Provided data:

— begin —

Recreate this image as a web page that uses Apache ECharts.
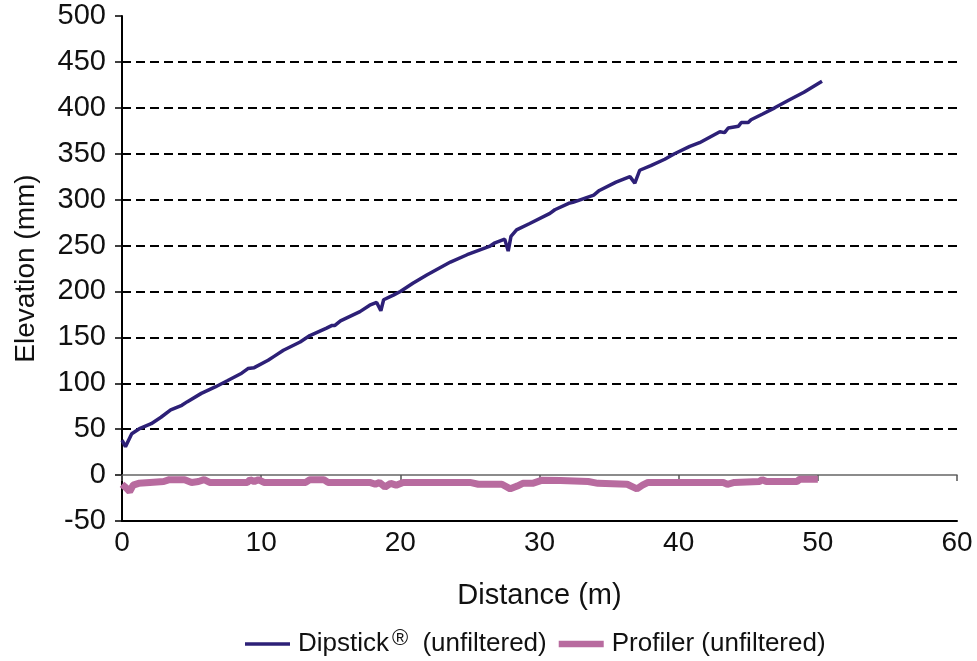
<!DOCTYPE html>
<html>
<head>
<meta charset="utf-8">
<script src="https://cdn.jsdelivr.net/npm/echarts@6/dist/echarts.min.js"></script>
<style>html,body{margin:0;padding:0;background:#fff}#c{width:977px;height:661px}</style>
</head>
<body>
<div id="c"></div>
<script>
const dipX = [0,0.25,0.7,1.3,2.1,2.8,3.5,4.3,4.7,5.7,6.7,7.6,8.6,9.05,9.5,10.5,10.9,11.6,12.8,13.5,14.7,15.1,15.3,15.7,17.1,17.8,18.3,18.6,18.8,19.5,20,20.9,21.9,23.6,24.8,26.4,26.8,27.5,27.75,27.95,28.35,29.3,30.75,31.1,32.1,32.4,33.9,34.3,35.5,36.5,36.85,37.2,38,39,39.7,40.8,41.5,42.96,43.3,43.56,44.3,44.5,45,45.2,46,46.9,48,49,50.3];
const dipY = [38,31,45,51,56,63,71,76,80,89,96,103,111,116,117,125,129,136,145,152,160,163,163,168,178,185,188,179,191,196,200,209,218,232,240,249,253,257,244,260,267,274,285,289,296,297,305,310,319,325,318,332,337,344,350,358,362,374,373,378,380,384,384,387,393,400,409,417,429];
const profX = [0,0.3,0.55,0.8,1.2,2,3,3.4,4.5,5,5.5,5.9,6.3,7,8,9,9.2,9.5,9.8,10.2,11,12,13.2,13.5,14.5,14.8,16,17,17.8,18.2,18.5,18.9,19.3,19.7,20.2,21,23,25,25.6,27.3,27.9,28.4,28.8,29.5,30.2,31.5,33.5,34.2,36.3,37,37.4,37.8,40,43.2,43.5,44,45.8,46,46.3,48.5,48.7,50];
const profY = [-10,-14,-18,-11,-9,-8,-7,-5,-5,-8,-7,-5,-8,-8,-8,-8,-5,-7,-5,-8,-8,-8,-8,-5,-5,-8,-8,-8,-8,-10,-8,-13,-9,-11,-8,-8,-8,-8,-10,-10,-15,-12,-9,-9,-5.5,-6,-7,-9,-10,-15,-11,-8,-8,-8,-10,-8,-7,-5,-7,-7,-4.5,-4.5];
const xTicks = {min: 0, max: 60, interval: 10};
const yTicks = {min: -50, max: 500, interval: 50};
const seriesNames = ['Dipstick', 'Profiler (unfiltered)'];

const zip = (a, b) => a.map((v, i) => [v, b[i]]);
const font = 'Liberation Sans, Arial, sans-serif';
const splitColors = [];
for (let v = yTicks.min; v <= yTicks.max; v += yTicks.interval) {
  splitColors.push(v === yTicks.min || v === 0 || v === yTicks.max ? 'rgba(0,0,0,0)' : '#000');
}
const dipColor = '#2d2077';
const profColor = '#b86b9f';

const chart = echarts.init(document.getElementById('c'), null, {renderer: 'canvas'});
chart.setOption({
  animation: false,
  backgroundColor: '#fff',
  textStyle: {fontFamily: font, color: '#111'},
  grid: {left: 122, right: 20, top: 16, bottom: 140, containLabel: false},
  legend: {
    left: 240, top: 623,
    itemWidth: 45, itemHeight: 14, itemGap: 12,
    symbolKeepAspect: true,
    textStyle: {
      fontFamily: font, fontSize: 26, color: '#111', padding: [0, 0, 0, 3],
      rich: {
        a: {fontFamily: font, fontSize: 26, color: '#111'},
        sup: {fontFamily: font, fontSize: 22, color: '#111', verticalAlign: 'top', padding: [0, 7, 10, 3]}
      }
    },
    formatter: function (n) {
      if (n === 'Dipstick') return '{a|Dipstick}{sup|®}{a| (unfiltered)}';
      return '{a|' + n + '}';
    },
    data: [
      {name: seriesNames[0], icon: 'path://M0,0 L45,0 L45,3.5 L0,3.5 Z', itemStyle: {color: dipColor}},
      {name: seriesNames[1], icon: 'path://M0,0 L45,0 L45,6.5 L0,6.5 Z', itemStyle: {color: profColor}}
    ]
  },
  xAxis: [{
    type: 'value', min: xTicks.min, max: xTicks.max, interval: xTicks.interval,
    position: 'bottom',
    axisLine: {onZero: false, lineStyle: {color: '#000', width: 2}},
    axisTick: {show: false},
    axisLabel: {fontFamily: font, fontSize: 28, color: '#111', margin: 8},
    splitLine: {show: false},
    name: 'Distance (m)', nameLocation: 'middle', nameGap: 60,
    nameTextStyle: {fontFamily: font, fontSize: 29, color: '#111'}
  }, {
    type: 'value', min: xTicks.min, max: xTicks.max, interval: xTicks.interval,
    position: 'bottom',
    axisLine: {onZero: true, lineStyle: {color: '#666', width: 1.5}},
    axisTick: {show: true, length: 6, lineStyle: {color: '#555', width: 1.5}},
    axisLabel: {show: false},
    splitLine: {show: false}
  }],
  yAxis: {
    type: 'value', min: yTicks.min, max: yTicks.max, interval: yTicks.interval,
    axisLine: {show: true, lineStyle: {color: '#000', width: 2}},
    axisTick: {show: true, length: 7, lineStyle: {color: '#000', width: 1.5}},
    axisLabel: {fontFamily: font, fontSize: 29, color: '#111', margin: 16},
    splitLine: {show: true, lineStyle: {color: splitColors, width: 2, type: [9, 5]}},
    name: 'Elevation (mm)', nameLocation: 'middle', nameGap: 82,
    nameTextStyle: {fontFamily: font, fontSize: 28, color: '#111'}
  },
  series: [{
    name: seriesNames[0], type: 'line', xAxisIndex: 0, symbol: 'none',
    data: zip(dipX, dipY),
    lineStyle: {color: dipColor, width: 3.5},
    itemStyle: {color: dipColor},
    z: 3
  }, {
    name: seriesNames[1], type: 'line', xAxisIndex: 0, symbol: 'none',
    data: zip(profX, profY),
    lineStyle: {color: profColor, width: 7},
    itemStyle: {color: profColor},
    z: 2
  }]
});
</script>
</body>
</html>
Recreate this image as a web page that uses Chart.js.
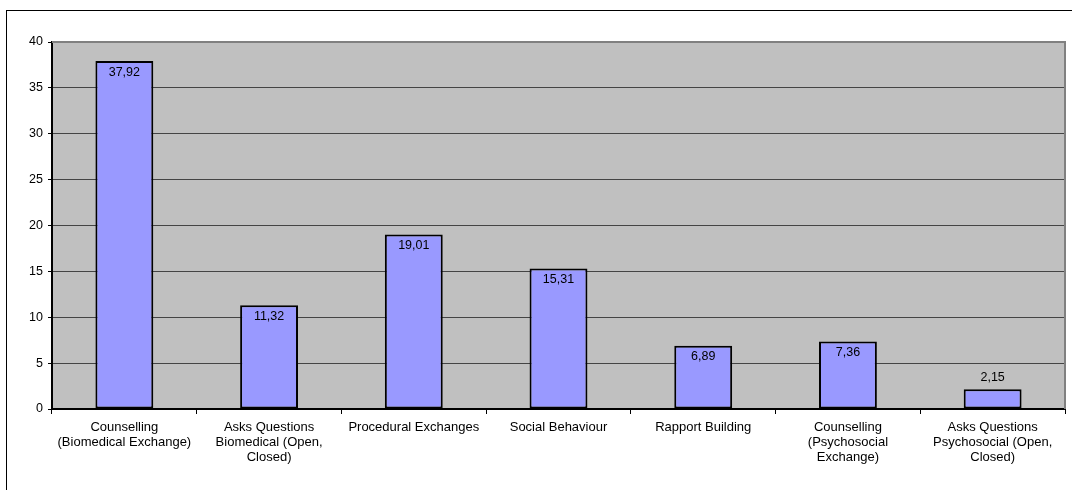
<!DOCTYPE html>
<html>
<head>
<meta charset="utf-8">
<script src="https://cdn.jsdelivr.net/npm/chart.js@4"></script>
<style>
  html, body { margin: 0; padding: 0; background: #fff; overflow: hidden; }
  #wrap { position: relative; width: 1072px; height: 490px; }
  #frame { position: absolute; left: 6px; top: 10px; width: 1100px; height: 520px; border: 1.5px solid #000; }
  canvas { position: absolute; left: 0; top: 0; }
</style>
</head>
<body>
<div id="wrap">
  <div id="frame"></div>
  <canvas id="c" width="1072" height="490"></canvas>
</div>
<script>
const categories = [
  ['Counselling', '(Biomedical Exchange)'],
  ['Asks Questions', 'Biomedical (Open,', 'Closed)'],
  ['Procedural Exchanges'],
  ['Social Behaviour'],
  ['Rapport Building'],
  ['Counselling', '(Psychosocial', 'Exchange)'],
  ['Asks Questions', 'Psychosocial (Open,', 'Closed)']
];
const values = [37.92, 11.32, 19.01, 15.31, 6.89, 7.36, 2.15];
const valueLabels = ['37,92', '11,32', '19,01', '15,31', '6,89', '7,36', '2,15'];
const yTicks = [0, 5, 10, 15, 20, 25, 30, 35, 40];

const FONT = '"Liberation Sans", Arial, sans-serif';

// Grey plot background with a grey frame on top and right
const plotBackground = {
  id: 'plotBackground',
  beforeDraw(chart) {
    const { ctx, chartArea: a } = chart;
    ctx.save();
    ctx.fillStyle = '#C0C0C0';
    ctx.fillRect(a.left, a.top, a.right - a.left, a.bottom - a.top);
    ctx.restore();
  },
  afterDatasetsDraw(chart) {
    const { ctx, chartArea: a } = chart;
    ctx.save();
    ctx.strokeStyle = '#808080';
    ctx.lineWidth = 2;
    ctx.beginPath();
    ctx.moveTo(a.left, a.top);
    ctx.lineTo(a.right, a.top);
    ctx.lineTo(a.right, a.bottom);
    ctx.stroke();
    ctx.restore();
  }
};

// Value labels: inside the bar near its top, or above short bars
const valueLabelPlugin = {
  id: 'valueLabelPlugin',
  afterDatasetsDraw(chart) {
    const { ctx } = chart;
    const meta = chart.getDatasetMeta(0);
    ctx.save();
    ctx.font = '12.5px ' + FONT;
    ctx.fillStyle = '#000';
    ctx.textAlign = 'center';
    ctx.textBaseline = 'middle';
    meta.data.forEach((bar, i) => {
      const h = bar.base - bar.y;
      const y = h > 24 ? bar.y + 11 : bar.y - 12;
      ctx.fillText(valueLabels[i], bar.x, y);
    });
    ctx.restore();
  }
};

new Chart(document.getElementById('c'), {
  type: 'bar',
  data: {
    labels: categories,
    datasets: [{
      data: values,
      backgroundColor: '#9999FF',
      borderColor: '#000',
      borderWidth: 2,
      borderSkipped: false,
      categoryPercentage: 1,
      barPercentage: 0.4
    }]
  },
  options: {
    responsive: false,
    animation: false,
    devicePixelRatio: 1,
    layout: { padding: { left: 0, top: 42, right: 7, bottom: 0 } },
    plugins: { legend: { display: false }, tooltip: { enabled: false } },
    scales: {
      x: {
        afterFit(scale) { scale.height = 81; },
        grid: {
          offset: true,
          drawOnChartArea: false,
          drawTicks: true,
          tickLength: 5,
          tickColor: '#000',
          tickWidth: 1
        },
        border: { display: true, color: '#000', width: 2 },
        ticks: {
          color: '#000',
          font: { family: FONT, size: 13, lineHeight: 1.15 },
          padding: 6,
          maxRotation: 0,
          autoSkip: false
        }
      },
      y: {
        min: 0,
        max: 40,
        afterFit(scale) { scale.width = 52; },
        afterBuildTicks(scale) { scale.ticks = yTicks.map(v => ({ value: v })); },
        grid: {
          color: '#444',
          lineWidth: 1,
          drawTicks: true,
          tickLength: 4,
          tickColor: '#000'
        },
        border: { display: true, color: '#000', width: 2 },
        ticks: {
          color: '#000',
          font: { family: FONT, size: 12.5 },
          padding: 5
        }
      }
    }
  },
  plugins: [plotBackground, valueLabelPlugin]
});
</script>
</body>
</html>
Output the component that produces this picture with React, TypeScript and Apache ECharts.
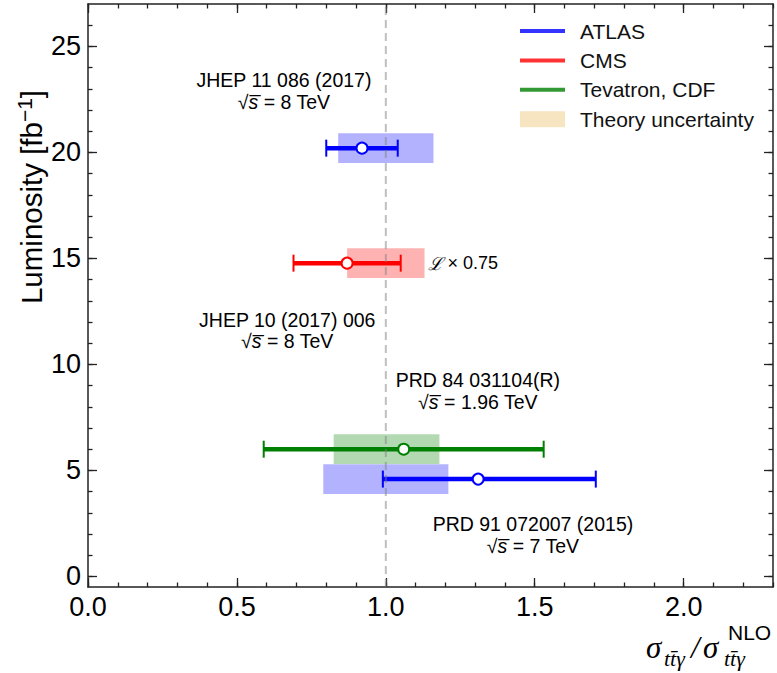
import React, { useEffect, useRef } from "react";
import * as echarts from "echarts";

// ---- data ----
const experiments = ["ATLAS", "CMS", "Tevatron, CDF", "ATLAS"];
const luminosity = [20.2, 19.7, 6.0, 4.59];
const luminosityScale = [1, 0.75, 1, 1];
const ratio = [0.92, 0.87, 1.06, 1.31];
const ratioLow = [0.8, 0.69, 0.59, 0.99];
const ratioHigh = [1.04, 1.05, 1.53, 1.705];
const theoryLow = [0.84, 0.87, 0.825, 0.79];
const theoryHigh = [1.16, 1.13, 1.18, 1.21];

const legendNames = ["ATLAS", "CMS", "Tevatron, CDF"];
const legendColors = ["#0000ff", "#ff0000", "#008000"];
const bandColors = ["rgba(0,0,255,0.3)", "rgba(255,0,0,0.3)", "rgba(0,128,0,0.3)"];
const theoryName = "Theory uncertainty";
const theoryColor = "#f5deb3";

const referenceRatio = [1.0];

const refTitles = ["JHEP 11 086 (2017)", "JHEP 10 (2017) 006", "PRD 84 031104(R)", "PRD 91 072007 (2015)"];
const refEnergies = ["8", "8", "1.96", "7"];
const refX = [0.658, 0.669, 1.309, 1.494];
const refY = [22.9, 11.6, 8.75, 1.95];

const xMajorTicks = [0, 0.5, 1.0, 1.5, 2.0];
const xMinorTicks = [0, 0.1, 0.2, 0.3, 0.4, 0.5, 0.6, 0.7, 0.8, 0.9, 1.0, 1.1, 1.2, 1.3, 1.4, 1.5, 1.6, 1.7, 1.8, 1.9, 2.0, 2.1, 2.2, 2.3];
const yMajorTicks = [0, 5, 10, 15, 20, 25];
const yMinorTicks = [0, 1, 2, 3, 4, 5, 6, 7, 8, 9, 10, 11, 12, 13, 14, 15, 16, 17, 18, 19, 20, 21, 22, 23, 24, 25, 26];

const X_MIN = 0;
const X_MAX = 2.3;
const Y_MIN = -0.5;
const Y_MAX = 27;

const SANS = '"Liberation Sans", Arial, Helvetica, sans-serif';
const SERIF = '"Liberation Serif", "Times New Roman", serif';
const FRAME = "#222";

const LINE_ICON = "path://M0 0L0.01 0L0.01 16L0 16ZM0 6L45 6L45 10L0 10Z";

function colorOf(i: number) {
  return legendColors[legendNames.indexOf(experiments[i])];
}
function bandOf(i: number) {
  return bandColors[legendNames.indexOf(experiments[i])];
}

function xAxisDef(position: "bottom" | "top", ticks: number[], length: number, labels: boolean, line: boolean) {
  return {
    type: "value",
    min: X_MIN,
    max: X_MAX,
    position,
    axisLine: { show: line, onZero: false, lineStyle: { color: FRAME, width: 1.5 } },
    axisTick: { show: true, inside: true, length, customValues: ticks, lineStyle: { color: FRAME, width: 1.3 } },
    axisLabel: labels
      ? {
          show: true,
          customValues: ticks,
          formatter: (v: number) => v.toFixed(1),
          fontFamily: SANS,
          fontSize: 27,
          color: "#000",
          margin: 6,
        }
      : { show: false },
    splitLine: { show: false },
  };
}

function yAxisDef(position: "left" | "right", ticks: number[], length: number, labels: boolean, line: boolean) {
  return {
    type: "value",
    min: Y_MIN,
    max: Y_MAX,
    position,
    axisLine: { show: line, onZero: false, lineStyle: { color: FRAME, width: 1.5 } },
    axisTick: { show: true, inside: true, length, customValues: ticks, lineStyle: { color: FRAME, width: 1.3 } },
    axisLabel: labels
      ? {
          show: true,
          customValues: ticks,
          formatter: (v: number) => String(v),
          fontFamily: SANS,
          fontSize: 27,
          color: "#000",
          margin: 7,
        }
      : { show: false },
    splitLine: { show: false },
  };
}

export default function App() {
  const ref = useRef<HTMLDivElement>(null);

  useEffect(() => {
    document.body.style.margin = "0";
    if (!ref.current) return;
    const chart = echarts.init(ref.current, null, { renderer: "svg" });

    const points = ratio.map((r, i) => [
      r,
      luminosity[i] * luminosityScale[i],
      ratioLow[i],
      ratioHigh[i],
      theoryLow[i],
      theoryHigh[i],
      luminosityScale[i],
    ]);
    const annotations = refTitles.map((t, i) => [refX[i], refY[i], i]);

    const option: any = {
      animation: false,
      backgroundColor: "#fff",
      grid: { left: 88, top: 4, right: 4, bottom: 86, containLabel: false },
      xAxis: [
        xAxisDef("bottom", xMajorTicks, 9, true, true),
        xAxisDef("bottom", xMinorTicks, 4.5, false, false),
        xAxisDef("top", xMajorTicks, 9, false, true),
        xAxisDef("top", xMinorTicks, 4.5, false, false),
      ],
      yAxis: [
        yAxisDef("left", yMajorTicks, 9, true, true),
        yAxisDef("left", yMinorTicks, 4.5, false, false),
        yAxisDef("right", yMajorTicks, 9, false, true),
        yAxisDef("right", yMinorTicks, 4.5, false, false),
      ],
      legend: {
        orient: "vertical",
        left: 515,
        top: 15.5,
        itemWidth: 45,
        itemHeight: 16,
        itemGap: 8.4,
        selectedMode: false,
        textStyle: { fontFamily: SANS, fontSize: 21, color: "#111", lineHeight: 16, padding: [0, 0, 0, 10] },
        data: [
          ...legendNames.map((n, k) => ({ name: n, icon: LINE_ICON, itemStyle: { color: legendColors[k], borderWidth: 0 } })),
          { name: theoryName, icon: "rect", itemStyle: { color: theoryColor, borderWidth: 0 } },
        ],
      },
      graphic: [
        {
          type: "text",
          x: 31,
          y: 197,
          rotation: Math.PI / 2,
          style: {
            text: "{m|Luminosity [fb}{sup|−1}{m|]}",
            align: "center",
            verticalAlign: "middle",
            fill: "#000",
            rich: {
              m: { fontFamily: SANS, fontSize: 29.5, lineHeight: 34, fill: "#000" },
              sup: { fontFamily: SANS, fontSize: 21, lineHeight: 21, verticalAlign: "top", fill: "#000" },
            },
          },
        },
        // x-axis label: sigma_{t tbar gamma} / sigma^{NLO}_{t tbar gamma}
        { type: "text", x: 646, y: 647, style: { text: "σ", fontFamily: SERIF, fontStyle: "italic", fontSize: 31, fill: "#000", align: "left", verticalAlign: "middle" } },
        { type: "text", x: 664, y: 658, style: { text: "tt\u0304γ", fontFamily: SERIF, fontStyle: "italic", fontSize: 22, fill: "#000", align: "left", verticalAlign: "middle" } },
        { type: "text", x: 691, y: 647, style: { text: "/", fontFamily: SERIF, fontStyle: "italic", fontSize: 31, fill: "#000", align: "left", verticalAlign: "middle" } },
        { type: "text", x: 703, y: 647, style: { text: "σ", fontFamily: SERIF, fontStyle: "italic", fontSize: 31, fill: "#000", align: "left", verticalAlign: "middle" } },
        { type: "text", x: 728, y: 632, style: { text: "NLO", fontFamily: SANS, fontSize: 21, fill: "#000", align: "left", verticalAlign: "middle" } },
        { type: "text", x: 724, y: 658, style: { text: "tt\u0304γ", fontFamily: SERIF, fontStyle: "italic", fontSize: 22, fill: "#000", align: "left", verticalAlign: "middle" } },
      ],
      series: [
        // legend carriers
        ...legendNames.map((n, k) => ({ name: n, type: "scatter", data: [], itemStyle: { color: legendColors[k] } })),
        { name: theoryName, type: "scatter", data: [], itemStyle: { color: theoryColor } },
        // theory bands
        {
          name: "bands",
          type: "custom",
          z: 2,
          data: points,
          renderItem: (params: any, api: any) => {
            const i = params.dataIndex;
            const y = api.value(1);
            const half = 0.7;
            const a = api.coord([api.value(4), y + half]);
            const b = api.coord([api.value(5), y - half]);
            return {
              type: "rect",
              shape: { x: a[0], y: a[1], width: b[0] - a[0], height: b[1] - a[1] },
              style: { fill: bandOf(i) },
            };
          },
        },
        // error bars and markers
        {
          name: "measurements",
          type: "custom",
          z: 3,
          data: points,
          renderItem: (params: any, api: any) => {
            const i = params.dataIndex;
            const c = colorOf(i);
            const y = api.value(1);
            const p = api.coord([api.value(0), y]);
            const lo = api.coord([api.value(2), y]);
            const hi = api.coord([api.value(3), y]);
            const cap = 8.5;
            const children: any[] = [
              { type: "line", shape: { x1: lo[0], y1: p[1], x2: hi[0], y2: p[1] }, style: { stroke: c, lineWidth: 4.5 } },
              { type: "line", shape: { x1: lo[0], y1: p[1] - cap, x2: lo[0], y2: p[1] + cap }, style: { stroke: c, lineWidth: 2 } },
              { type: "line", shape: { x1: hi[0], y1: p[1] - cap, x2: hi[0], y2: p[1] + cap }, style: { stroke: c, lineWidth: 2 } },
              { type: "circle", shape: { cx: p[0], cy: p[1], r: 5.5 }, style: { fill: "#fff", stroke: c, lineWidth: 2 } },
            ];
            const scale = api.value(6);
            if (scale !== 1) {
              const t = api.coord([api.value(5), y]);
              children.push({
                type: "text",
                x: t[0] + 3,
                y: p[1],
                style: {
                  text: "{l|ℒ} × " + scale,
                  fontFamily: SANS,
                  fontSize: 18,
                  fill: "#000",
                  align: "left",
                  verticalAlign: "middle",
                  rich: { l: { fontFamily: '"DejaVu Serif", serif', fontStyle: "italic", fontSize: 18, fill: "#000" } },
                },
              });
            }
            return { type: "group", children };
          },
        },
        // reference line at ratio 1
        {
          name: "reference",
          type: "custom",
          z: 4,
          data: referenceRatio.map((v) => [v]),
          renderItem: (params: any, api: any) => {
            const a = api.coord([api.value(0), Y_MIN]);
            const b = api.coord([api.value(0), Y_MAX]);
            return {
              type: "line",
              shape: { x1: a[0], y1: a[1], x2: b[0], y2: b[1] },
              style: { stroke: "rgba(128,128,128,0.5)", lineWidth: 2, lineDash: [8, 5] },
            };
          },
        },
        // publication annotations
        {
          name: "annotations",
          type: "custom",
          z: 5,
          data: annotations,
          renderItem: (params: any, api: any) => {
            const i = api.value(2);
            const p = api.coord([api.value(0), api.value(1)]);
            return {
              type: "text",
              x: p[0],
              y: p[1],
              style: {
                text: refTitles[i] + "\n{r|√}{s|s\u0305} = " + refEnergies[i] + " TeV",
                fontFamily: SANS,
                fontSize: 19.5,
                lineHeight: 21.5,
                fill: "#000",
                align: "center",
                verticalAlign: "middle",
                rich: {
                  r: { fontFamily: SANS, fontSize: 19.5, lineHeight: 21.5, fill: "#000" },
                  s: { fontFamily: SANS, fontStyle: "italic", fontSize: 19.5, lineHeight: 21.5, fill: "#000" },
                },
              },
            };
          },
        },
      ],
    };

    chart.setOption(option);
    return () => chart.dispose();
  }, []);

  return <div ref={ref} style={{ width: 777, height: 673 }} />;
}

— end —

Directive:
Repeat the lines of the listing above verbatim, beginning at its first line and ending at the line containing "const seriesNames = ['Dipstick', 'Profiler", which is included. Omit pictures.

Correct answer:
Recreate this image as a web page that uses Apache ECharts.
<!DOCTYPE html>
<html>
<head>
<meta charset="utf-8">
<script src="https://cdn.jsdelivr.net/npm/echarts@6/dist/echarts.min.js"></script>
<style>html,body{margin:0;padding:0;background:#fff}#c{width:977px;height:661px}</style>
</head>
<body>
<div id="c"></div>
<script>
const dipX = [0,0.25,0.7,1.3,2.1,2.8,3.5,4.3,4.7,5.7,6.7,7.6,8.6,9.05,9.5,10.5,10.9,11.6,12.8,13.5,14.7,15.1,15.3,15.7,17.1,17.8,18.3,18.6,18.8,19.5,20,20.9,21.9,23.6,24.8,26.4,26.8,27.5,27.75,27.95,28.35,29.3,30.75,31.1,32.1,32.4,33.9,34.3,35.5,36.5,36.85,37.2,38,39,39.7,40.8,41.5,42.96,43.3,43.56,44.3,44.5,45,45.2,46,46.9,48,49,50.3];
const dipY = [38,31,45,51,56,63,71,76,80,89,96,103,111,116,117,125,129,136,145,152,160,163,163,168,178,185,188,179,191,196,200,209,218,232,240,249,253,257,244,260,267,274,285,289,296,297,305,310,319,325,318,332,337,344,350,358,362,374,373,378,380,384,384,387,393,400,409,417,429];
const profX = [0,0.3,0.55,0.8,1.2,2,3,3.4,4.5,5,5.5,5.9,6.3,7,8,9,9.2,9.5,9.8,10.2,11,12,13.2,13.5,14.5,14.8,16,17,17.8,18.2,18.5,18.9,19.3,19.7,20.2,21,23,25,25.6,27.3,27.9,28.4,28.8,29.5,30.2,31.5,33.5,34.2,36.3,37,37.4,37.8,40,43.2,43.5,44,45.8,46,46.3,48.5,48.7,50];
const profY = [-10,-14,-18,-11,-9,-8,-7,-5,-5,-8,-7,-5,-8,-8,-8,-8,-5,-7,-5,-8,-8,-8,-8,-5,-5,-8,-8,-8,-8,-10,-8,-13,-9,-11,-8,-8,-8,-8,-10,-10,-15,-12,-9,-9,-5.5,-6,-7,-9,-10,-15,-11,-8,-8,-8,-10,-8,-7,-5,-7,-7,-4.5,-4.5];
const xTicks = {min: 0, max: 60, interval: 10};
const yTicks = {min: -50, max: 500, interval: 50};
const seriesNames = ['Dipstick', 'Profiler (unfiltered)'];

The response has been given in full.